Mempertanyakan tidak membuat saya menjadi siapa-siapa
Lantas?
Tidak ada lantas. Saya masih tetap hidup (mungkin) bahagia
Hidup dalam penyangkalan?
Tidak ada yang saya sangkal. Saya hanya menjaga perasaan
banyak orang.
Apakah itu kewajiban?
Bukan. Saya merasa cukup saya saja yang menanggung apa yang
tidak perlu mereka tanggung.
Ah lagi-lagi kamu menyangkal.
Mereka bilang saya hidup dalam penyangkalan padahal saya
tidak tahu apa yang saya sangkal. Takdir Tuhan? Tidak. Saya tidak menyangkal
itu. Tidak lagi. Dulu mungkin pernah. Tapi sekarang tidak. Buat apa disangkal
kalau ternyata saya bisa berdamai. Buat apa melelahkan diri dikejar aktivitas
mempertanyakan kalau sebetulnya saya sudah mengantongi sebuah jawaban.
Mereka bilang saya menyerah. Tidak berusaha menjadi siapa
saya yang seharusnya. Bagaimana mereka bisa sebegitu yakin padahal saya juga
tidak tahu harus menjadi apa saya seharusnya. Bisa jadi mungkin saya memang
menyerah, tidak lagi bertarung untuk hal-hal yang awalnya saya amini. Tapi
waktu mengajarkan itu. Bagaimanapun lantang menyuarakan ternyata tidak membuat
saya terbebaskan. Saya masih seperti saya yang dulu. Hidup (mungkin) bahagia
dengan banyak ketakutan di kepala.
Saya tidak bisa menyenangkan semua orang. Memuaskan
pihak-pihak yang merasa memiliki kewajiban mengingatkan saya untuk terus
bertahan pada apa yang sebetulnya tidak saya yakini dengan benar. Kata mereka
saya disuruh bertanya pada hati, padahal mereka tidak tahu hati saya sudah
sedemikian bebal. Kapalan karena ditindih berat beban dari awal saya
menyuarakan kegamangan.
Tapi apa yang saya dapatkan? Tidak ada kecuali kesakitan.
Penderitaan yang ternyata mendewasakan. Pelajaran yang membuat saya belajar
untuk bungkam. Membekap suara yang pernah lancang terlontar. Mengikat keliaran
imaji pada ranah yang dibuat oleh sebagian besar orang yang merasa dirinya
Tuhan.
Apakah karena saya melakukan itu semua lantas saya
dikatagorikan hidup dalam penyangkalan? Entahlah. Saya juga tidak tahu.
4 komentar:
Menyangkali diri sendiri itu memang melelahkan. Tapi kadang itu memang harus kita lakukan demi banyak hal.

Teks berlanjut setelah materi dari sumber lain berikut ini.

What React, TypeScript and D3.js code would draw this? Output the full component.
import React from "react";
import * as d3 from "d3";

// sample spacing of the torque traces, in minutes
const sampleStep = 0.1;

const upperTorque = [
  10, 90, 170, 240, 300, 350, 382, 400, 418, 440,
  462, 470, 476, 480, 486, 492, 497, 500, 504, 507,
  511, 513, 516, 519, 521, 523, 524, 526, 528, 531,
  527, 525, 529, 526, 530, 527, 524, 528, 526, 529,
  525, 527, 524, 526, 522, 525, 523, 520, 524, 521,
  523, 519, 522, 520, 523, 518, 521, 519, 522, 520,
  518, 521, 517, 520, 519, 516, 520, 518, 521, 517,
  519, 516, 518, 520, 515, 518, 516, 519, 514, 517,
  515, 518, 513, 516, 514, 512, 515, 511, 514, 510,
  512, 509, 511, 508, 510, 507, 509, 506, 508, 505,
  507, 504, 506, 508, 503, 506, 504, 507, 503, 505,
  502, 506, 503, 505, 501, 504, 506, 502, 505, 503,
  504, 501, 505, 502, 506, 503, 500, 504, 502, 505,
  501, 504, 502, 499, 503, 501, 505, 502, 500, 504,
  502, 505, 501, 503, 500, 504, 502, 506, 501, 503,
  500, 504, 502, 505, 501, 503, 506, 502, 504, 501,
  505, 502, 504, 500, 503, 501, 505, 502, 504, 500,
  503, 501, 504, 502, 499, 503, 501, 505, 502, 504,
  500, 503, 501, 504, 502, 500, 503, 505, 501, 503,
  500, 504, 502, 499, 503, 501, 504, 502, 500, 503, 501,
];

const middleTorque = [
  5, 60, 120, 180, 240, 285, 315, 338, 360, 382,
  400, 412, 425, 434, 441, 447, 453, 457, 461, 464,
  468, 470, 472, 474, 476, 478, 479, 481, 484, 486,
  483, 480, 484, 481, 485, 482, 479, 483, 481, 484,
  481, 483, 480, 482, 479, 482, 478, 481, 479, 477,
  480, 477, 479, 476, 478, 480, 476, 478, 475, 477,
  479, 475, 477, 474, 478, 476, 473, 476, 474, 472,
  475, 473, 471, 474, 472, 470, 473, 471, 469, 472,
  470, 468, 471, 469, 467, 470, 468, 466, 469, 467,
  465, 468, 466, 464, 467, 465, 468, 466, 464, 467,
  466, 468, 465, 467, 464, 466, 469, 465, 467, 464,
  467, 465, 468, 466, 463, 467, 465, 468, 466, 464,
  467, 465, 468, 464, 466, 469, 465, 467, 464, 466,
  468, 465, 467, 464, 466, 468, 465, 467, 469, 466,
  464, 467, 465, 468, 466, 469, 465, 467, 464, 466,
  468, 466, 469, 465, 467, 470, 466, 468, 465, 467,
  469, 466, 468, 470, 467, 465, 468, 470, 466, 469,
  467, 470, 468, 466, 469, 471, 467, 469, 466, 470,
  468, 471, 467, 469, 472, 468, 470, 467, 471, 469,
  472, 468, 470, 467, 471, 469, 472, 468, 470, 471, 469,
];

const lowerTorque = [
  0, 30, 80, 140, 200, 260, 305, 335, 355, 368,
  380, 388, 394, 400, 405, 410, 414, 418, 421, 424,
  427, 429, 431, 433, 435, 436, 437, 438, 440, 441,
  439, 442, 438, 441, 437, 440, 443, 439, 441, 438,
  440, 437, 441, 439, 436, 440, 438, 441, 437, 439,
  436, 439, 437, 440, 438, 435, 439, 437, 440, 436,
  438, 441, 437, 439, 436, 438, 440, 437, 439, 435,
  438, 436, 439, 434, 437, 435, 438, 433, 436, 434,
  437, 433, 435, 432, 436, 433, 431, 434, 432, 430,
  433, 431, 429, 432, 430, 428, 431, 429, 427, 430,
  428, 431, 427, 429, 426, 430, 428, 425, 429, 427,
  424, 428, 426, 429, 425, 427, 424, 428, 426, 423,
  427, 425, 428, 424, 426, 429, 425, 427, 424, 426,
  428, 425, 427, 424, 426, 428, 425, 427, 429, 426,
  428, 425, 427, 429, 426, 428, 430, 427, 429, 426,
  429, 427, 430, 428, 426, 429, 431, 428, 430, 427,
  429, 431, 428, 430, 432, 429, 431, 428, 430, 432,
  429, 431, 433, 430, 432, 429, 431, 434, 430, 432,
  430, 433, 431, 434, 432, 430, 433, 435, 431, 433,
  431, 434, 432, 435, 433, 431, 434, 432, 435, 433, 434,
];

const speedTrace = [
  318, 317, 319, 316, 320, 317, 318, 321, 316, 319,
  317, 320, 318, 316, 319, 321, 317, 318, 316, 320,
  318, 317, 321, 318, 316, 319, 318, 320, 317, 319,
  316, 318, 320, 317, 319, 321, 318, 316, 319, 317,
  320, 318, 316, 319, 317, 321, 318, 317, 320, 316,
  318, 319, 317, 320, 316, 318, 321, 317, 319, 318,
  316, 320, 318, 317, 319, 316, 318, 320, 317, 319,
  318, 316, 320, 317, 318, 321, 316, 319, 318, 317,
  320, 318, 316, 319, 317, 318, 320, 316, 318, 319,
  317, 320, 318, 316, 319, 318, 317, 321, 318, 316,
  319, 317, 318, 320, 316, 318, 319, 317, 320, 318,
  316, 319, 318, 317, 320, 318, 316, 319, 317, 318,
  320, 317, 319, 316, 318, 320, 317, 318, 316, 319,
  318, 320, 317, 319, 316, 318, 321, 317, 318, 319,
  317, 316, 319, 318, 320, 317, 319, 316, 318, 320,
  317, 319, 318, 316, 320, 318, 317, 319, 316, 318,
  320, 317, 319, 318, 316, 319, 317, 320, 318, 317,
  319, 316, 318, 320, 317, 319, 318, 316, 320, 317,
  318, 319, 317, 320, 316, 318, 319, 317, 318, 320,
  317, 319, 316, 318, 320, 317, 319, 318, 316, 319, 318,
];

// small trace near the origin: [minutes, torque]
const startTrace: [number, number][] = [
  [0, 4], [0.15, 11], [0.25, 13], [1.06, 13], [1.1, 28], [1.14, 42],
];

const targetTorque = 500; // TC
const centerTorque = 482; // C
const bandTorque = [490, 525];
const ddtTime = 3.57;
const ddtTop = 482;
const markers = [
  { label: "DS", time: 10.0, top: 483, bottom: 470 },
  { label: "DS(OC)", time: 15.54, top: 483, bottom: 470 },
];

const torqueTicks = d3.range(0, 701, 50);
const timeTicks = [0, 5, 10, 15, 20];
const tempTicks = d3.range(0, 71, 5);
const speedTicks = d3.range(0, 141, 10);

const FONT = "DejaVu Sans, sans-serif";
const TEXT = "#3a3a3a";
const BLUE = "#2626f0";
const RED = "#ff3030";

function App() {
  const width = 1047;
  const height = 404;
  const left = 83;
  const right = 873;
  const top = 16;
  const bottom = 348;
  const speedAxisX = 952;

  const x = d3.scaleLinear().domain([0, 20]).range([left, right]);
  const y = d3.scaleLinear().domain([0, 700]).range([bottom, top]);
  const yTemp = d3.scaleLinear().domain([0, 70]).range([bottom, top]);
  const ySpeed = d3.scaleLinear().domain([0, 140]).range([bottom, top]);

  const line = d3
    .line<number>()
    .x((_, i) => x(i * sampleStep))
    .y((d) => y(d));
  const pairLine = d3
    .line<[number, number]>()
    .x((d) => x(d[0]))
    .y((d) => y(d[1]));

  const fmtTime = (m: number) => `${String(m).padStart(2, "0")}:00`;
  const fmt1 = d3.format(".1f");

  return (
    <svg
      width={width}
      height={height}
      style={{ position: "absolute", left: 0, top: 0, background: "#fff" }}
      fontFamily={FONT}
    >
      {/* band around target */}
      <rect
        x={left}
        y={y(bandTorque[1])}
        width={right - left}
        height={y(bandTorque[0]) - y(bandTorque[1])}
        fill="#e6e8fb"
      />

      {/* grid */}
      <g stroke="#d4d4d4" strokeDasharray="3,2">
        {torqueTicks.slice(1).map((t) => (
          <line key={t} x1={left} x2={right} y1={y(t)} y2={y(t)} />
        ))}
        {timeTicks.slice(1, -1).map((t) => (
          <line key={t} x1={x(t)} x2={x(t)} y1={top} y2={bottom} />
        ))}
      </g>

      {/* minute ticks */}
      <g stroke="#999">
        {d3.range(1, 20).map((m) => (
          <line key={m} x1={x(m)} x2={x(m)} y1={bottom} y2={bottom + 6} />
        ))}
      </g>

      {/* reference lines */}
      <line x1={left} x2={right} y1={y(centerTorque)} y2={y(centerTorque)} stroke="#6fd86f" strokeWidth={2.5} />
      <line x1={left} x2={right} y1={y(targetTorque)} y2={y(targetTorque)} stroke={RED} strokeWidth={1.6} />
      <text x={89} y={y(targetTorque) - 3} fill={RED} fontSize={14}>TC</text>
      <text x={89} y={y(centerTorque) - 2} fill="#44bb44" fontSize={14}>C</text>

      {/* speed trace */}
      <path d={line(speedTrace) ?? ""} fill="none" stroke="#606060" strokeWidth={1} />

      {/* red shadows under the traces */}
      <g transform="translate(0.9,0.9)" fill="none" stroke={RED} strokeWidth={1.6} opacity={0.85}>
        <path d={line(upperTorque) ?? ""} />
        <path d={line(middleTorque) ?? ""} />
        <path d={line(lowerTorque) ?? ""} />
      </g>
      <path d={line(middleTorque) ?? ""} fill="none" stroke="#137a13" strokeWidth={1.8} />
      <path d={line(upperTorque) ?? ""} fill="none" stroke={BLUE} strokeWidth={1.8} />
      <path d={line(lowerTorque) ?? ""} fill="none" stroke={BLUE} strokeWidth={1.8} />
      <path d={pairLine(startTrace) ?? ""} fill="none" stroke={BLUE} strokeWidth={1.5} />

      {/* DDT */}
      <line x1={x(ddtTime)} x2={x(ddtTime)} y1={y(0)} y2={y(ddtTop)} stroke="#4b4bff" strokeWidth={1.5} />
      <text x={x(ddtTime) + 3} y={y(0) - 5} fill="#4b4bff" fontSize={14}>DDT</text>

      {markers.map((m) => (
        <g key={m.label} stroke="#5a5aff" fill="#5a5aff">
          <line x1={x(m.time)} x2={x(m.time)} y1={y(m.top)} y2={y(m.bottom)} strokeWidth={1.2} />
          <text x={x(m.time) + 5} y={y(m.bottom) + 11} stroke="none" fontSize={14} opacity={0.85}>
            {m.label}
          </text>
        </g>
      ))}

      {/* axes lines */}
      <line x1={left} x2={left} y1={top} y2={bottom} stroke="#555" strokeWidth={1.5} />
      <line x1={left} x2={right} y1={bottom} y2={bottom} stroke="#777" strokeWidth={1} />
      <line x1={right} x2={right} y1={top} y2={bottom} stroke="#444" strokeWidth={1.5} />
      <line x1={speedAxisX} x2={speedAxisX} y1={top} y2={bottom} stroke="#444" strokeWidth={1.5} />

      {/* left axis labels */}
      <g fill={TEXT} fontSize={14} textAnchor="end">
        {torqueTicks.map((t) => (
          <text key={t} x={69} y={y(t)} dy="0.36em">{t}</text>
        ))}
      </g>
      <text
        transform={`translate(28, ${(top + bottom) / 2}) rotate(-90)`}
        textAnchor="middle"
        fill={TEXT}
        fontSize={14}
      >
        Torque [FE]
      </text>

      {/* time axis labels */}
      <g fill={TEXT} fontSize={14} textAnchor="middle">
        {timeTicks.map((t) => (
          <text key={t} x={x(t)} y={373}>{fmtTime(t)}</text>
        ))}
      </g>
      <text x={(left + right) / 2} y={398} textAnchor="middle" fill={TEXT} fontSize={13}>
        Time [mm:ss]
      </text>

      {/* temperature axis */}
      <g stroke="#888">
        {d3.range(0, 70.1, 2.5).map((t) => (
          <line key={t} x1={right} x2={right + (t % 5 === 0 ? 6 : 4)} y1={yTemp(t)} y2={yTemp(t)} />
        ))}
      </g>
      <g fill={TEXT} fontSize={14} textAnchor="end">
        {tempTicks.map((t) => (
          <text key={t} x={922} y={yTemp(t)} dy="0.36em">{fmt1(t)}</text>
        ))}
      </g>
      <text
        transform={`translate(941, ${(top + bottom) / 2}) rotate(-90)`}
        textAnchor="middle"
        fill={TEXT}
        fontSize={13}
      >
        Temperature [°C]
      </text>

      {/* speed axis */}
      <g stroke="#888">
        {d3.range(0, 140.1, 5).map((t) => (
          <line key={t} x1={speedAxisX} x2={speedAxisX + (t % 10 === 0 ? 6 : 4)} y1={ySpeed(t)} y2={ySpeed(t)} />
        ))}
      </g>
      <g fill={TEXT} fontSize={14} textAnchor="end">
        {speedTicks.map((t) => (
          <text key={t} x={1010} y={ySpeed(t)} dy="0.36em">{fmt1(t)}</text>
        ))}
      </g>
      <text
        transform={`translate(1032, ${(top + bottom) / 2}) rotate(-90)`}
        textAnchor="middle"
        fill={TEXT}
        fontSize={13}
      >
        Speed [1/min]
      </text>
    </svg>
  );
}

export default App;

@riyanto: dan seperti aku bilang, aku tidak menyangkal apapun. Aku menerima diriku apa adanya. Kemarin, sekarang dan (mungkin) nanti.
Apis kan terkenal dengan jawaban ambigu-nya he he he...

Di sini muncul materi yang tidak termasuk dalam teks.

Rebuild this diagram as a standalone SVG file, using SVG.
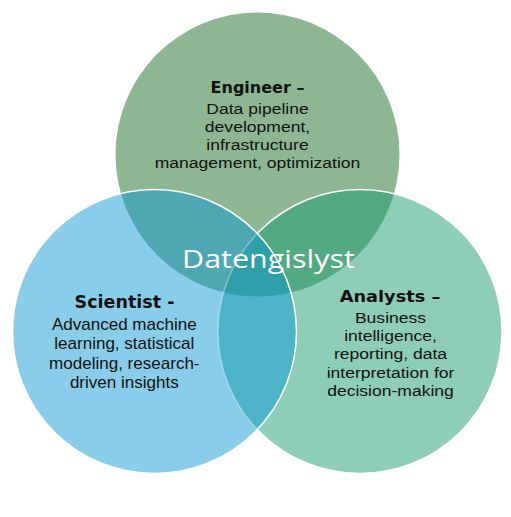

diam, seringkali disalah artikan orang sebagai; cuek, pasrah, marah, sombong, apatis, capek, dll. Semua tergantung persepsi yang melihatnya, tapi yang tau yang sebenarnya adalah diri kita sendiri.
@farrel: hahaha, masa sih terkenal karena jawabannya yang ambigu?? :P
setuju, kadang kita hidup dalam perspektif orang lain yang sering kali salah.